First, you are mixing the distinction between attack on plans versus attacks on alliances.
Clinton's and the WTO's plans were to launch a new WTO trade round. And Clinton has a second plan to pass the China WTO deal. The goal of the Seattle protesters were to disrupt the launch of that trade round.
So the next analytic step is what was needed by the protesters to disrupt the trade round. The goal was to hold their alliance of labor, environementalists, third world development activists and others together, while dividing the neoliberal alliance. (And Clinton et al had the reverse tactical approach). So we are at the second level of targetting opposition alliances to win at the first level of attacking enemy's plans.
And the blowup of the Seattle trade talks show that the protesters were the more successful in this battle.
Yes, Clinton sought to divide the protesters with offers of compromise - of offering a seat at the table in your words - but his offer in this case did more to undermine his own WTO alliance than to divide the protesters. Which was the point of putting pressure on Clinton, forcing him to stretch and straddle two incompatible alliances he had made (with labor electorally versus alliances with international capital) and he was unable to make the straddle - the exact way most alliances are broken or at least bent.
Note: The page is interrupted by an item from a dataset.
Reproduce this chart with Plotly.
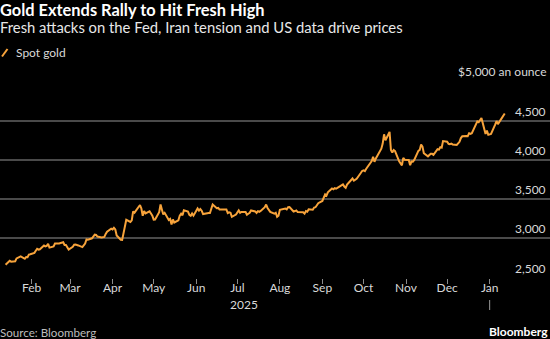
import plotly.graph_objects as go

# ---------------- data ----------------
dates = [
    "2025-01-13", "2025-01-14", "2025-01-15", "2025-01-16", "2025-01-17", "2025-01-20", "2025-01-21",
    "2025-01-22", "2025-01-23", "2025-01-24", "2025-01-27", "2025-01-28", "2025-01-29", "2025-01-30",
    "2025-01-31", "2025-02-03", "2025-02-04", "2025-02-05", "2025-02-06", "2025-02-07", "2025-02-10",
    "2025-02-11", "2025-02-12", "2025-02-13", "2025-02-14", "2025-02-17", "2025-02-18", "2025-02-19",
    "2025-02-20", "2025-02-21", "2025-02-24", "2025-02-25", "2025-02-26", "2025-02-27", "2025-02-28",
    "2025-03-03", "2025-03-04", "2025-03-05", "2025-03-06", "2025-03-07", "2025-03-10", "2025-03-11",
    "2025-03-12", "2025-03-13", "2025-03-14", "2025-03-17", "2025-03-18", "2025-03-19", "2025-03-20",
    "2025-03-21", "2025-03-24", "2025-03-25", "2025-03-26", "2025-03-27", "2025-03-28", "2025-03-31",
    "2025-04-01", "2025-04-02", "2025-04-03", "2025-04-04", "2025-04-07", "2025-04-08", "2025-04-09",
    "2025-04-10", "2025-04-11", "2025-04-14", "2025-04-15", "2025-04-16", "2025-04-17", "2025-04-21",
    "2025-04-22", "2025-04-23", "2025-04-24", "2025-04-25", "2025-04-28", "2025-04-29", "2025-04-30",
    "2025-05-01", "2025-05-02", "2025-05-05", "2025-05-06", "2025-05-07", "2025-05-08", "2025-05-09",
    "2025-05-12", "2025-05-13", "2025-05-14", "2025-05-15", "2025-05-16", "2025-05-19", "2025-05-20",
    "2025-05-21", "2025-05-22", "2025-05-23", "2025-05-26", "2025-05-27", "2025-05-28", "2025-05-29",
    "2025-05-30", "2025-06-02", "2025-06-03", "2025-06-04", "2025-06-05", "2025-06-06", "2025-06-09",
    "2025-06-10", "2025-06-11", "2025-06-12", "2025-06-13", "2025-06-16", "2025-06-17", "2025-06-18",
    "2025-06-19", "2025-06-20", "2025-06-23", "2025-06-24", "2025-06-25", "2025-06-26", "2025-06-27",
    "2025-06-30", "2025-07-01", "2025-07-02", "2025-07-03", "2025-07-04", "2025-07-07", "2025-07-08",
    "2025-07-09", "2025-07-10", "2025-07-11", "2025-07-14", "2025-07-15", "2025-07-16", "2025-07-17",
    "2025-07-18", "2025-07-21", "2025-07-22", "2025-07-23", "2025-07-24", "2025-07-25", "2025-07-28",
    "2025-07-29", "2025-07-30", "2025-07-31", "2025-08-01", "2025-08-04", "2025-08-05", "2025-08-06",
    "2025-08-07", "2025-08-08", "2025-08-11", "2025-08-12", "2025-08-13", "2025-08-14", "2025-08-15",
    "2025-08-18", "2025-08-19", "2025-08-20", "2025-08-21", "2025-08-22", "2025-08-25", "2025-08-26",
    "2025-08-27", "2025-08-28", "2025-08-29", "2025-09-01", "2025-09-02", "2025-09-03", "2025-09-04",
    "2025-09-05", "2025-09-08", "2025-09-09", "2025-09-10", "2025-09-11", "2025-09-12", "2025-09-15",
    "2025-09-16", "2025-09-17", "2025-09-18", "2025-09-19", "2025-09-22", "2025-09-23", "2025-09-24",
    "2025-09-25", "2025-09-26", "2025-09-29", "2025-09-30", "2025-10-01", "2025-10-02", "2025-10-03",
    "2025-10-06", "2025-10-07", "2025-10-08", "2025-10-09", "2025-10-10", "2025-10-13", "2025-10-14",
    "2025-10-15", "2025-10-16", "2025-10-17", "2025-10-20", "2025-10-21", "2025-10-22", "2025-10-23",
    "2025-10-24", "2025-10-27", "2025-10-28", "2025-10-29", "2025-10-30", "2025-10-31", "2025-11-03",
    "2025-11-04", "2025-11-05", "2025-11-06", "2025-11-07", "2025-11-10", "2025-11-11", "2025-11-12",
    "2025-11-13", "2025-11-14", "2025-11-17", "2025-11-18", "2025-11-19", "2025-11-20", "2025-11-21",
    "2025-11-24", "2025-11-25", "2025-11-26", "2025-11-27", "2025-11-28", "2025-12-01", "2025-12-02",
    "2025-12-03", "2025-12-04", "2025-12-05", "2025-12-08", "2025-12-09", "2025-12-10", "2025-12-11",
    "2025-12-12", "2025-12-15", "2025-12-16", "2025-12-17", "2025-12-18", "2025-12-19", "2025-12-22",
    "2025-12-23", "2025-12-24", "2025-12-26", "2025-12-29", "2025-12-30", "2025-12-31", "2026-01-02",
    "2026-01-05", "2026-01-06", "2026-01-07", "2026-01-08", "2026-01-09", "2026-01-12",
]
spot_gold = [
    2663, 2677, 2697, 2715, 2703, 2708, 2745,
    2755, 2755, 2771, 2740, 2763, 2760, 2794,
    2798, 2815, 2842, 2867, 2856, 2861, 2908,
    2898, 2904, 2929, 2882, 2898, 2935, 2933,
    2939, 2936, 2951, 2915, 2916, 2876, 2858,
    2893, 2918, 2920, 2911, 2910, 2889, 2916,
    2934, 2988, 2984, 3001, 3034, 3048, 3043,
    3023, 3011, 3020, 3019, 3057, 3085, 3124,
    3113, 3134, 3114, 3037, 2982, 2980, 3083,
    3175, 3237, 3210, 3230, 3343, 3327, 3425,
    3381, 3288, 3349, 3319, 3344, 3316, 3288,
    3239, 3240, 3334, 3431, 3366, 3305, 3325,
    3235, 3248, 3177, 3240, 3202, 3229, 3290,
    3314, 3294, 3357, 3342, 3300, 3288, 3317,
    3289, 3380, 3353, 3373, 3353, 3310, 3326,
    3322, 3323, 3387, 3432, 3384, 3388, 3369,
    3370, 3368, 3368, 3323, 3332, 3327, 3274,
    3303, 3338, 3357, 3326, 3337, 3336, 3301,
    3313, 3325, 3355, 3343, 3324, 3347, 3339,
    3350, 3397, 3431, 3387, 3368, 3337, 3314,
    3326, 3274, 3289, 3363, 3373, 3380, 3370,
    3397, 3398, 3342, 3348, 3356, 3335, 3336,
    3332, 3315, 3348, 3339, 3371, 3365, 3393,
    3397, 3416, 3448, 3477, 3533, 3560, 3545,
    3586, 3636, 3625, 3640, 3634, 3643, 3679,
    3689, 3660, 3644, 3685, 3746, 3763, 3735,
    3749, 3760, 3833, 3859, 3866, 3857, 3887,
    3961, 3985, 4040, 3976, 4018, 4110, 4143,
    4207, 4326, 4251, 4356, 4125, 4095, 4126,
    4112, 3981, 3952, 3930, 4025, 4002, 4000,
    3932, 3980, 3977, 4000, 4115, 4127, 4195,
    4170, 4085, 4045, 4067, 4078, 4077, 4065,
    4136, 4131, 4162, 4156, 4240, 4232, 4205,
    4201, 4207, 4197, 4190, 4209, 4230, 4278,
    4300, 4304, 4303, 4338, 4332, 4339, 4444,
    4490, 4480, 4532, 4331, 4372, 4319, 4330,
    4448, 4495, 4456, 4477, 4510, 4590,
]
series_name = "Spot gold"

month_ticks = ["2025-02-01", "2025-03-01", "2025-04-01", "2025-05-01", "2025-06-01", "2025-07-01",
               "2025-08-01", "2025-09-01", "2025-10-01", "2025-11-01", "2025-12-01", "2026-01-01"]
month_labels = ["Feb", "Mar", "Apr", "May", "Jun", "Jul", "Aug", "Sep", "Oct", "Nov", "Dec", "Jan"]
year_label = "2025"
year_label_pos = "2025-07-06"
year_break = "2026-01-01"

y_ticks = [2500, 3000, 3500, 4000, 4500, 5000]
y_labels = ["2,500", "3,000", "3,500", "4,000", "4,500", "$5,000 an ounce"]

title_text = "Gold Extends Rally to Hit Fresh High"
subtitle_text = "Fresh attacks on the Fed, Iran tension and US data drive prices"
source_text = "Source: Bloomberg"
brand_text = "Bloomberg"

# ---------------- styling ----------------
FONT = "Lato"
ORANGE = "#F7A33B"
GRID = "#4a4a4a"
TEXT = "#d9d9d9"
BG = "#000000"

W, H = 550, 339
MT, MB = 81, 61
PH = H - MT - MB


def py(px):
    """pixel row -> paper y"""
    return (H - MB - px) / PH


fig = go.Figure()
fig.add_trace(go.Scatter(
    x=dates, y=spot_gold, mode="lines", name=series_name,
    line=dict(color=ORANGE, width=2), showlegend=False, hoverinfo="skip",
))

annotations = []
for v, lab in zip(y_ticks, y_labels):
    annotations.append(dict(
        x=1, xref="paper", y=v, yref="y", text=lab, showarrow=False,
        xanchor="right", yanchor="bottom", xshift=-2, yshift=0,
        font=dict(family=FONT, size=12, color=TEXT),
    ))

annotations += [
    dict(x=0, xref="paper", y=py(10), yref="paper", text="<b>" + title_text + "</b>",
         showarrow=False, xanchor="left", yanchor="middle", xshift=-2,
         font=dict(family=FONT, size=16.4, color="#ffffff")),
    dict(x=0, xref="paper", y=py(27), yref="paper", text=subtitle_text,
         showarrow=False, xanchor="left", yanchor="middle", xshift=-2,
         font=dict(family=FONT, size=14.8, color="#e8e8e8")),
    dict(x=0, xref="paper", y=py(52.5), yref="paper", text=series_name,
         showarrow=False, xanchor="left", yanchor="middle", xshift=14,
         font=dict(family=FONT, size=12, color=TEXT)),
    dict(x=year_label_pos, xref="x", y=py(304), yref="paper", text=year_label,
         showarrow=False, xanchor="center", yanchor="middle",
         font=dict(family=FONT, size=12, color=TEXT)),
    dict(x=0, xref="paper", y=py(332), yref="paper", text=source_text,
         showarrow=False, xanchor="left", yanchor="middle", xshift=-2,
         font=dict(family=FONT, size=11.6, color="#bdbdbd")),
    dict(x=1, xref="paper", y=py(331), yref="paper", text="<b>" + brand_text + "</b>",
         showarrow=False, xanchor="right", yanchor="middle", xshift=0,
         font=dict(family=FONT, size=12, color="#ffffff")),
]

shapes = [
    # legend key (slash)
    dict(type="line", xref="paper", yref="paper",
         x0=2 / W, y0=py(56.5), x1=7.5 / W, y1=py(49),
         line=dict(color=ORANGE, width=2)),
    # year separator under Jan
    dict(type="line", xref="x", yref="paper",
         x0=year_break, x1=year_break, y0=py(300), y1=py(310),
         line=dict(color="#9a9a9a", width=1)),
]

fig.update_layout(
    width=W, height=H,
    margin=dict(l=0, r=0, t=MT, b=MB, pad=0),
    paper_bgcolor=BG, plot_bgcolor=BG,
    showlegend=False,
    annotations=annotations,
    shapes=shapes,
    xaxis=dict(
        type="date",
        range=["2025-01-08 22:00", "2026-02-14"],
        tickvals=month_ticks, ticktext=month_labels,
        ticks="outside", ticklen=5, tickwidth=1, tickcolor="#8a8a8a",
        ticklabelstandoff=-6,
        showgrid=False, zeroline=False, showline=False,
        tickfont=dict(family=FONT, size=12, color=TEXT),
        fixedrange=True,
    ),
    yaxis=dict(
        range=[2495, 5005],
        tickvals=y_ticks, showticklabels=False,
        showgrid=True, gridcolor=GRID, gridwidth=1.5,
        zeroline=False, showline=False, ticks="",
        fixedrange=True,
    ),
)

fig.write_html("out.html", include_plotlyjs=True, config={"displayModeBar": False})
> Likewise, by explicitly avoiding a tens-of-thousands-strong
> fortification of the non-violent Convention Center demonstration two
> blocks away, which would have changed the balance of forces quite
> considerably between sitdowners and cops, Sweeney implicitly endorsed
> Clinton's plan.
First, the Seattle WTO round was derailed, so you seem to be Monday-morning quarterbacking an overall alliance and strategy that worked. Always reasonable to think about what could have done better, but let's look at your language:
"could have changed the balance of forces"- okay, we've now dropped to Sun Tzu's third level, trying to destroy the opposition army, the Seattle police. But that army was never going to get destroyed; it might have been forced to retreat for a bit longer, but they were inevitably going to stay intact given overwhelming force. This is the Gandhian/MLK twist on Sun Tzu in regard to civil disobediance: having less weapons, we never have the greater physical balance of forces, all we can ever have is the greater moral balance, which assists us in dividing the opposition and breaking its alliances.
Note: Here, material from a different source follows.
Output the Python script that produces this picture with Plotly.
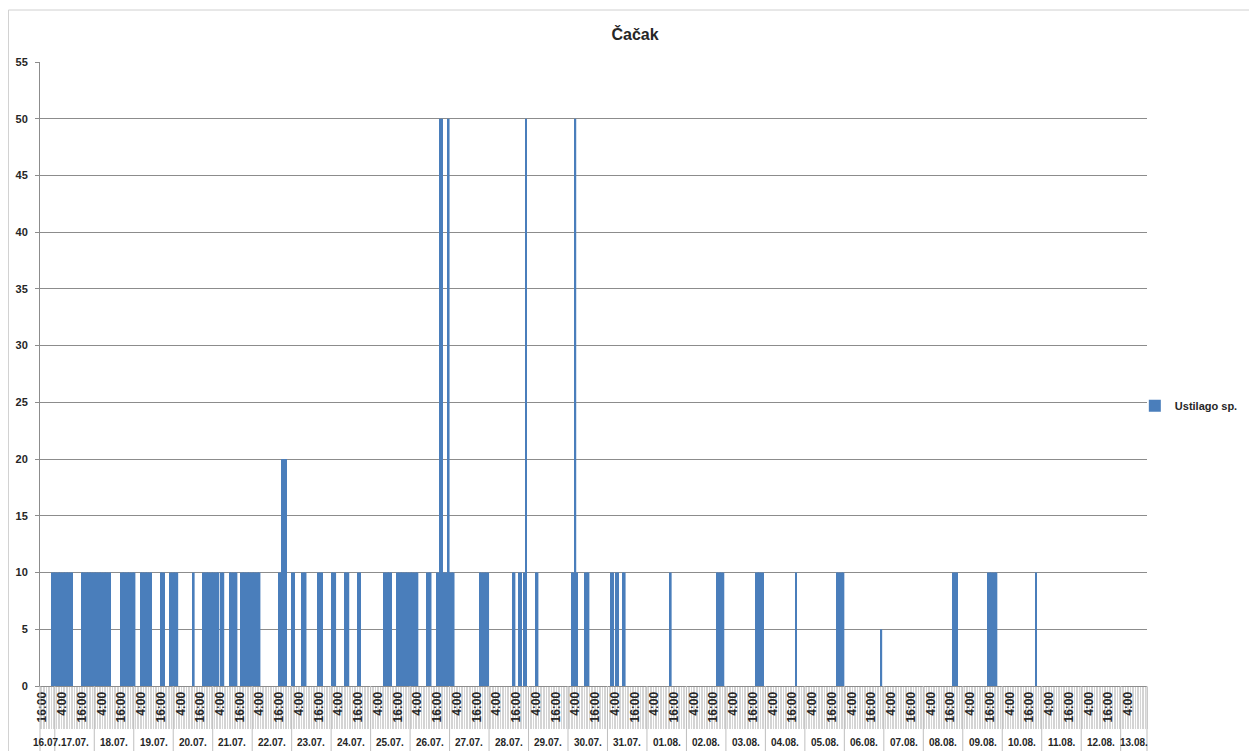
import pandas as pd
import plotly.graph_objects as go

FMT = "%d.%m. %H:%M"
TITLE = "Čačak"
SERIES = "Ustilago sp."

# hours with spores found; every other hour of the period is 0
sample_time = [
    "16.07. 22:00", "16.07. 23:00",
    "17.07. 00:00", "17.07. 01:00", "17.07. 02:00", "17.07. 03:00", "17.07. 04:00", "17.07. 05:00",
    "17.07. 06:00", "17.07. 07:00", "17.07. 08:00", "17.07. 09:00", "17.07. 10:00",
    "17.07. 16:00", "17.07. 17:00", "17.07. 18:00", "17.07. 19:00", "17.07. 20:00", "17.07. 21:00",
    "17.07. 22:00", "17.07. 23:00",
    "18.07. 00:00", "18.07. 01:00", "18.07. 02:00", "18.07. 03:00", "18.07. 04:00", "18.07. 05:00",
    "18.07. 06:00", "18.07. 07:00", "18.07. 08:00", "18.07. 09:00",
    "18.07. 16:00", "18.07. 17:00", "18.07. 18:00", "18.07. 19:00", "18.07. 20:00", "18.07. 21:00",
    "18.07. 22:00", "18.07. 23:00",
    "19.07. 00:00", "19.07. 04:00", "19.07. 05:00", "19.07. 06:00", "19.07. 07:00", "19.07. 08:00",
    "19.07. 09:00", "19.07. 10:00", "19.07. 16:00", "19.07. 17:00", "19.07. 18:00", "19.07. 22:00",
    "19.07. 23:00",
    "20.07. 00:00", "20.07. 01:00", "20.07. 02:00", "20.07. 12:00", "20.07. 18:00", "20.07. 19:00",
    "20.07. 20:00", "20.07. 21:00", "20.07. 22:00", "20.07. 23:00",
    "21.07. 00:00", "21.07. 01:00", "21.07. 02:00", "21.07. 03:00", "21.07. 05:00", "21.07. 06:00",
    "21.07. 10:00", "21.07. 11:00", "21.07. 12:00", "21.07. 13:00", "21.07. 14:00", "21.07. 17:00",
    "21.07. 18:00", "21.07. 19:00", "21.07. 20:00", "21.07. 21:00", "21.07. 22:00", "21.07. 23:00",
    "22.07. 00:00", "22.07. 01:00", "22.07. 02:00", "22.07. 03:00", "22.07. 04:00",
    "22.07. 16:00", "22.07. 17:00", "22.07. 18:00", "22.07. 19:00", "22.07. 20:00",
    "23.07. 00:00", "23.07. 01:00", "23.07. 06:00", "23.07. 07:00", "23.07. 08:00",
    "23.07. 16:00", "23.07. 17:00", "23.07. 18:00",
    "24.07. 00:00", "24.07. 01:00", "24.07. 02:00", "24.07. 08:00", "24.07. 09:00", "24.07. 10:00",
    "24.07. 16:00", "24.07. 17:00",
    "25.07. 08:00", "25.07. 09:00", "25.07. 10:00", "25.07. 11:00", "25.07. 12:00",
    "25.07. 16:00", "25.07. 17:00", "25.07. 18:00", "25.07. 19:00", "25.07. 20:00", "25.07. 21:00",
    "25.07. 22:00", "25.07. 23:00",
    "26.07. 00:00", "26.07. 01:00", "26.07. 02:00", "26.07. 03:00", "26.07. 04:00",
    "26.07. 10:00", "26.07. 11:00", "26.07. 12:00",
    "26.07. 16:00", "26.07. 17:00", "26.07. 18:00", "26.07. 19:00", "26.07. 20:00", "26.07. 21:00",
    "26.07. 22:00", "26.07. 23:00",
    "27.07. 00:00", "27.07. 01:00", "27.07. 02:00", "27.07. 18:00", "27.07. 19:00", "27.07. 20:00",
    "27.07. 21:00", "27.07. 22:00", "27.07. 23:00",
    "28.07. 14:00", "28.07. 15:00", "28.07. 18:00", "28.07. 19:00", "28.07. 21:00", "28.07. 22:00",
    "29.07. 04:00", "29.07. 05:00",
    "30.07. 02:00", "30.07. 03:00", "30.07. 04:00", "30.07. 05:00", "30.07. 10:00", "30.07. 11:00",
    "30.07. 12:00",
    "31.07. 02:00", "31.07. 03:00", "31.07. 05:00", "31.07. 06:00", "31.07. 09:00", "31.07. 10:00",
    "01.08. 14:00",
    "02.08. 18:00", "02.08. 19:00", "02.08. 20:00", "02.08. 21:00", "02.08. 22:00",
    "03.08. 18:00", "03.08. 19:00", "03.08. 20:00", "03.08. 21:00", "03.08. 22:00",
    "04.08. 18:00",
    "05.08. 19:00", "05.08. 20:00", "05.08. 21:00", "05.08. 22:00", "05.08. 23:00",
    "06.08. 22:00",
    "08.08. 18:00", "08.08. 19:00", "08.08. 20:00",
    "09.08. 15:00", "09.08. 16:00", "09.08. 17:00", "09.08. 18:00", "09.08. 19:00", "09.08. 20:00",
    "10.08. 20:00",
]
spores = [
    10, 10,
    10, 10, 10, 10, 10, 10,
    10, 10, 10, 10, 10,
    10, 10, 10, 10, 10, 10,
    10, 10,
    10, 10, 10, 10, 10, 10,
    10, 10, 10, 10,
    10, 10, 10, 10, 10, 10,
    10, 10,
    10, 10, 10, 10, 10, 10,
    10, 10, 10, 10, 10, 10,
    10,
    10, 10, 10, 10, 10, 10,
    10, 10, 10, 10,
    10, 10, 10, 10, 10, 10,
    10, 10, 10, 10, 10, 10,
    10, 10, 10, 10, 10, 10,
    10, 10, 10, 10, 10,
    10, 10, 20, 20, 20,
    10, 10, 10, 10, 10,
    10, 10, 10,
    10, 10, 10, 10, 10, 10,
    10, 10,
    10, 10, 10, 10, 10,
    10, 10, 10, 10, 10, 10,
    10, 10,
    10, 10, 10, 10, 10,
    10, 10, 10,
    10, 10, 50, 50, 10, 10,
    10, 50,
    10, 10, 10, 10, 10, 10,
    10, 10, 10,
    10, 10, 10, 10, 10, 50,
    10, 10,
    10, 10, 50, 10, 10, 10,
    10,
    10, 10, 10, 10, 10, 10,
    10,
    10, 10, 10, 10, 10,
    10, 10, 10, 10, 10,
    10,
    10, 10, 10, 10, 10,
    5,
    10, 10, 10,
    10, 10, 10, 10, 10, 10,
    10,
]

# axis period and labelled hours
period_start = "16.07. 14:30"
period_end = "13.08. 15:30"
first_label = "16.07. 16:00"

BAR = "#4A7EBB"
GRID = "#8C8C8C"
TXT = "#262626"
FONT = "Liberation Sans"

# page body adds an 8px offset, so the figure is drawn 8px smaller
W, H = 1249, 743

times = pd.to_datetime(sample_time, format=FMT)
x0 = pd.to_datetime(period_start, format=FMT)
x1 = pd.to_datetime(period_end, format=FMT)
label_ticks = pd.date_range(pd.to_datetime(first_label, format=FMT), x1, freq="12h")
tick_text = [f"{t.hour}:00" for t in label_ticks]
days = pd.date_range(x0.normalize(), x1.normalize(), freq="D")
half = pd.Timedelta(minutes=30)

fig = go.Figure(go.Bar(
    x=times, y=spores, name=SERIES, width=3600000,
    marker=dict(color=BAR, line=dict(width=0)),
    showlegend=True,
))

# day separators in the category area + date labels
shapes = []
annotations = []
for d in days:
    lo = max(d - half, x0)
    hi = min(d + pd.Timedelta(hours=24) - half, x1)
    if d - half > x0:
        shapes.append(dict(type="line", xref="x", yref="paper", x0=d - half, x1=d - half,
                           y0=0, y1=-0.11, line=dict(color="#BFBFBF", width=1)))
    annotations.append(dict(
        x=lo + (hi - lo) / 2, y=-0.0913, xref="x", yref="paper",
        text=d.strftime("%d.%m."), showarrow=False, yanchor="middle",
        font=dict(size=10, color=TXT, family=FONT, weight="bold"),
    ))
for px_end in (0, 1):
    shapes.append(dict(type="line", xref="paper", yref="paper", x0=px_end, x1=px_end,
                       y0=0, y1=-0.11, line=dict(color="#BFBFBF", width=1)))
# chart frame
shapes.append(dict(type="rect", xref="paper", yref="paper", x0=-0.0285, x1=1.093,
                   y0=-0.12, y1=1.0833, line=dict(color="#D0D0D0", width=1)))

fig.update_layout(
    width=W, height=H,
    margin=dict(l=32, r=110, t=54, b=65, autoexpand=False),
    paper_bgcolor="white", plot_bgcolor="white",
    font=dict(family=FONT, color=TXT),
    title=dict(text=TITLE, x=627 / W, y=1 - 26 / H, xanchor="center", yanchor="middle",
               font=dict(size=16, color=TXT, family=FONT, weight="bold")),
    legend=dict(x=0.989, y=0.449, xanchor="left", yanchor="middle",
                bgcolor="rgba(0,0,0,0)", font=dict(size=11, color=TXT, family=FONT, weight="bold")),
    shapes=shapes, annotations=annotations,
    xaxis=dict(
        type="date", range=[x0, x1],
        tickvals=label_ticks, ticktext=tick_text, tickangle=-90,
        tickfont=dict(size=12, color=TXT, family=FONT, weight="bold"),
        ticks="", showgrid=False, showline=True, linecolor=GRID, linewidth=1,
        minor=dict(ticks="outside", ticklen=42, tickwidth=1, tickcolor="#D4D4D4",
                   dtick=3600000, tick0=x0, showgrid=False),
        zeroline=False,
    ),
    yaxis=dict(
        range=[0, 55], dtick=5, showgrid=True, gridcolor=GRID, gridwidth=1,
        showline=True, linecolor=GRID, ticks="outside", ticklen=4, tickcolor=GRID,
        ticklabelstandoff=5,
        tickfont=dict(size=11, color=TXT, family=FONT, weight="bold"),
        zeroline=False,
    ),
)

fig.write_html("out.html")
Would a few more unionists getting tear gassed and arrrested have helped. Marginally probably, although burly Teamsters facing off with cops might have also created images more sympathetic to the police in arguing the need to use force. The public is notoriously unsympathetic to union folks when force is used against them, but rather softhearted when they see young activists they identify with their own children being attacked by the police. MLK's most crticized tactic was to take use of that sympathy to the extreme when he sent the little children of Birmingham out into the streets to face the cops, provoking the sympathy of the nation.
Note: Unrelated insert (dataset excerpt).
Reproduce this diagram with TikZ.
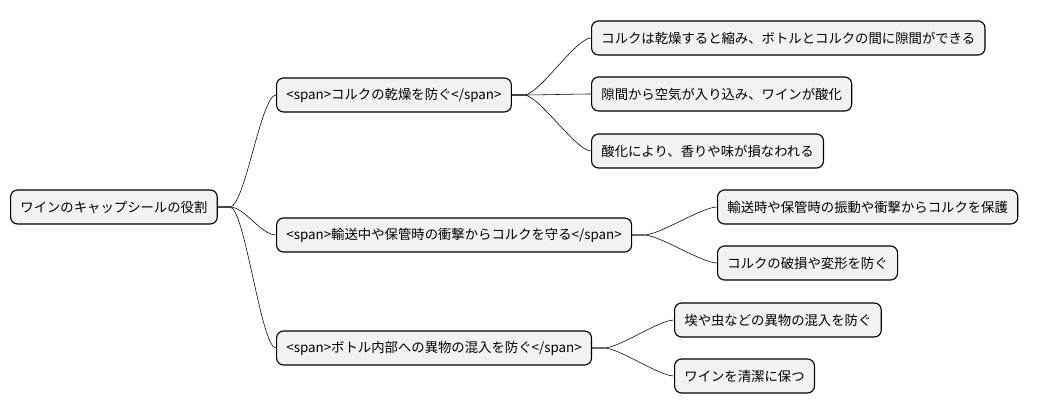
\documentclass[tikz,border=0pt]{standalone}
\usepackage{fontspec}
\setmainfont{Noto Sans CJK JP}
\begin{document}
\begin{tikzpicture}[x=0.025cm,y=-0.025cm,
	box/.style={rectangle,draw,thick,rounded corners=5pt,fill=gray!10,anchor=west,minimum height=0.85cm,inner xsep=7pt,font=\fontsize{9.5}{11}\selectfont},
	link/.style={draw,thin}]
			\useasboundingbox (0,0) rectangle (1041,415);
			\node at (10, 207)  [box] (root) {ワインのキャップシールの役割};

			\node at (276, 95)  [box] (dry)   {<span>コルクの乾燥を防ぐ</span>};
			\node at (276, 235) [box] (shock) {<span>輸送中や保管時の衝撃からコルクを守る</span>};
			\node at (276, 348) [box] (dirt)  {<span>ボトル内部への異物の混入を防ぐ</span>};

			\node at (591, 38)  [box] (dry1) {コルクは乾燥すると縮み、ボトルとコルクの間に隙間ができる};
			\node at (591, 94)  [box] (dry2) {隙間から空気が入り込み、ワインが酸化};
			\node at (591, 151) [box] (dry3) {酸化により、香りや味が損なわれる};
			\node at (717, 207) [box] (shock1) {輸送時や保管時の振動や衝撃からコルクを保護};
			\node at (717, 263) [box] (shock2) {コルクの破損や変形を防ぐ};
			\node at (674, 320) [box] (dirt1) {埃や虫などの異物の混入を防ぐ};
			\node at (674, 376) [box] (dirt2) {ワインを清潔に保つ};

			\foreach \a/\b in {root/dry,root/shock,root/dirt,dry/dry1,dry/dry2,dry/dry3,shock/shock1,shock/shock2,dirt/dirt1,dirt/dirt2}
				\draw[link] (\a.east) -- ++(12,0) .. controls +(15,0) and +(-15,0) .. (\b.west);
		\end{tikzpicture}
\end{document}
There have been a number of analyses that there was tremendous synergy between the young DAN activists blockading the streets combined with the sober rallying of the union folks. The union presence gave a political weight and heft to the meaning of the mass direct action, that might have been dismissed as marginal student activists, while the militancy of the DAN blockade gave the labor march a more threatening perceived meaning, when it might have been dismissed as merely symbolic if done alone.
And the point is that Clinton's plan at the WTO failed. You are implying endorsements that I don't believe are there, but if this is what happens when labor endorses Clinton's plans, then Sweeney should be out there endorsing more of them :)
But this really brings us to this horror image you conjure of "the table" that everyone must avoid sitting at at all costs. The point of every organizing drive anywhere in the world is to force the opposition to the table to negotiate, in the ideal to negotiate surrender but in the interim to negotiate the sacrifice of plans that improve your sides position. The Sun Tzu point is that any warrior who belittles diplomacy and negotiation in favor of the romance of unmitigated battle is ultimately a poor and losing strategist.
Now, your real concern is not the negotiations itself, but the likely product- "the inexorable neoliberal outcome." Fine and if negotiations happen and that is the result, that would be worth criticizing. But you seem to have premature antilaborism, attacking them for a sellout that hasn't happened yet.
But what amazes me is people who despite a clear announced alliance between AFL types with other progressive forces and actions at Seattle that demonstrate the alliance (however much you may criticize the specifics), there is this band of odd lefty folks going out of their way to try to divide that alliance - doing Clinton's and the Right's work for them. There is no reason for blind trust in the AFL-CIO, god knows their history warrants none, but that is a separate issue from the declarations of the labor movement as an imperialist enemy. Given the fact that there are both conservative and quite radical forces contending for power within the labor movement, with the radicals fighting to hold the left alliances tight while the capitalist forces seek to break them, it seems incredibly destructive to have the Left joining in with the capitalists to denigrate the labor alliance made in Seattle. It seems to me a self-destructive attempt at a self-fulfilling prophecy that follows exactly the lack of subtly in approach to alliances that Sun Tzu criticizes.